April 16, 1912, was a busy day at The Daily Progress.
On that day, the paper featured stories on the sinking of the Titanic, the beginning of construction on Charlottesville's new $35,000 Jefferson Theater and Robert H. Wood Jr., of the Boston Institute of Technology, paying a visit to relatives in town.
Detailing events as mundane as visits from out-of-towners and as momentous as the start of World War I, p ages from the early decades of The Daily Progress now can be viewed for free on the Jefferson-Madison Regional Library website.
Librarians from the University of Virginia and Jefferson-Madison spent 2012 digitizing microfilm of the paper from its 1892 founding to 1923.
"This is a project that we have been wanting to do for the last 15 years because the newspaper is such a great resource and people use it all the time," said John Halliday, regional library director.
The project got off the ground in late 2011, after regional library staff contacted UVa for help implementing the idea.
"We thought it would be a good project," said UVa librarian Bradley Daigle.

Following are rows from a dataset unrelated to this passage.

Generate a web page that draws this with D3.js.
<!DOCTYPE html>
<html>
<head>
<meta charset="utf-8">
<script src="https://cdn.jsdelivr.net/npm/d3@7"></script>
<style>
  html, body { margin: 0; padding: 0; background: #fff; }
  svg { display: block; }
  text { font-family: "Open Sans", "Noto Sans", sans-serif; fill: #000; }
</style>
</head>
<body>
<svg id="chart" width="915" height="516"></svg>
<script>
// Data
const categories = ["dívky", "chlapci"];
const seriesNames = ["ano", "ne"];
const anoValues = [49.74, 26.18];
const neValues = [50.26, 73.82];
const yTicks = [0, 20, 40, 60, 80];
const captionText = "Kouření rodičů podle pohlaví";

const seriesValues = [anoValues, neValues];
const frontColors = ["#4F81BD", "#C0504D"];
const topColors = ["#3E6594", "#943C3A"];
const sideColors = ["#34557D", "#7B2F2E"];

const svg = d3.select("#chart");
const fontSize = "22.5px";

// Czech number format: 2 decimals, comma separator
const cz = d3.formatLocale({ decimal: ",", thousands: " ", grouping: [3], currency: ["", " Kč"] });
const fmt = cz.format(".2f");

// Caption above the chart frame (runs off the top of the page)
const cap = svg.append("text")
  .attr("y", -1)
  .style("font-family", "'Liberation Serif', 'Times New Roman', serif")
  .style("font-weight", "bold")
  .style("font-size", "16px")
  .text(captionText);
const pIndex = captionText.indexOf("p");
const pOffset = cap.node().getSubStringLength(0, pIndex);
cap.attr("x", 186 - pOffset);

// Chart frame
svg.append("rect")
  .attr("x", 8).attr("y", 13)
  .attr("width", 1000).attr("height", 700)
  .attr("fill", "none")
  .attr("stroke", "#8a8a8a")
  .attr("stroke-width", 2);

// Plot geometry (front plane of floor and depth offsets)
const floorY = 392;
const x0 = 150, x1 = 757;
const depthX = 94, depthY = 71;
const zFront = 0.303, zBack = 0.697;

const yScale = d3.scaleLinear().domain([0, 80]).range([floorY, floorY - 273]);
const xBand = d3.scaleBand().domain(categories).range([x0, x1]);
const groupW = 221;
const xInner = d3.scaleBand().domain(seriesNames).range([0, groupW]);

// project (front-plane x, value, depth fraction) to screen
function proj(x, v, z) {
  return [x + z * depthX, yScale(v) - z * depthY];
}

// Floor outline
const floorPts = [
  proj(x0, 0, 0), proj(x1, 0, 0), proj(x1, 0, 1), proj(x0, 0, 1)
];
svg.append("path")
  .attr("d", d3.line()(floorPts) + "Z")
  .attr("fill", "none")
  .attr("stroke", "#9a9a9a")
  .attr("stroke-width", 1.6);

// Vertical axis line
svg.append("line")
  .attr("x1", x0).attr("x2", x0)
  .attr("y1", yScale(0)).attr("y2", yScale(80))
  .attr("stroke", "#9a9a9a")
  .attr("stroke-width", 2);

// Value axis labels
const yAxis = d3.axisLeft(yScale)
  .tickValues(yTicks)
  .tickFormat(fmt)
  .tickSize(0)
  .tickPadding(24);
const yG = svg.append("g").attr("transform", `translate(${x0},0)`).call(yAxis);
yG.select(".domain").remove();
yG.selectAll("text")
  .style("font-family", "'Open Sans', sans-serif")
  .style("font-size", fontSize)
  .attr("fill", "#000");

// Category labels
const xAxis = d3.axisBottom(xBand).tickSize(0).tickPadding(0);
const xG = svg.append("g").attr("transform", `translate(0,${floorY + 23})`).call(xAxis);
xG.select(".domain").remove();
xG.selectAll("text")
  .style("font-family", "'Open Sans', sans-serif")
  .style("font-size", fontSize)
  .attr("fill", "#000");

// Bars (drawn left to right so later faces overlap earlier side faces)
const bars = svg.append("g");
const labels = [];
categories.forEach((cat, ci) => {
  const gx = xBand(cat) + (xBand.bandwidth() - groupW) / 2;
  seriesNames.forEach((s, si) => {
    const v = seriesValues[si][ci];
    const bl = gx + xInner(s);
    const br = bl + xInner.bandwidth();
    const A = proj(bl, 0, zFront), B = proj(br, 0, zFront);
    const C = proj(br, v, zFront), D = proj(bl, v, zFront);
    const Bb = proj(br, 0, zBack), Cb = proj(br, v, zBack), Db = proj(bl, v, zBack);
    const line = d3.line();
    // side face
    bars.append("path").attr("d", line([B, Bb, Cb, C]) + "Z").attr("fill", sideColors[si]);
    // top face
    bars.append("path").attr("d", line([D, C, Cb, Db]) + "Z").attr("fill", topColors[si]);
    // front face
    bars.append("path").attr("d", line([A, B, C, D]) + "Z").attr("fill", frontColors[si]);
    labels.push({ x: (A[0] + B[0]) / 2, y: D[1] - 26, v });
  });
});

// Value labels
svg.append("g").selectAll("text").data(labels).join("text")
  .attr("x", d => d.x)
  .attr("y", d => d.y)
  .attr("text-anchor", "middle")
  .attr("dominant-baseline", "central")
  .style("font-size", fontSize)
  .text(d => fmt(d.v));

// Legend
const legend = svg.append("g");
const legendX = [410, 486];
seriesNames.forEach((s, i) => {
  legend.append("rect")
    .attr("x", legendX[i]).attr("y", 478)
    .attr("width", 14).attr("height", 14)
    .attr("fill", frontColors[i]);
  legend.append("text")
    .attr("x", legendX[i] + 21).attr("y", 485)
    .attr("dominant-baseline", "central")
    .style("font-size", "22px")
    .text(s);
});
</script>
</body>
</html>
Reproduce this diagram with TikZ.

The next step, Halliday said, is to add software that recognizes characters on the scanned pages, allowing patrons to search by subject. As it stands, the website only allows visitors to browse the pages.
"We're hoping that this can kind of get the community jazzed up so that they can use the site frequently, and maybe another stage would be community feedback to make it a continuously improved project," Daigle said.
Funding for the project came from UVa and donations to the regional library.
Lawrence McConnell, publisher of The Daily Progress, hailed the project.
"This will be a great resource for historians, researchers and members of our community," McConnell said.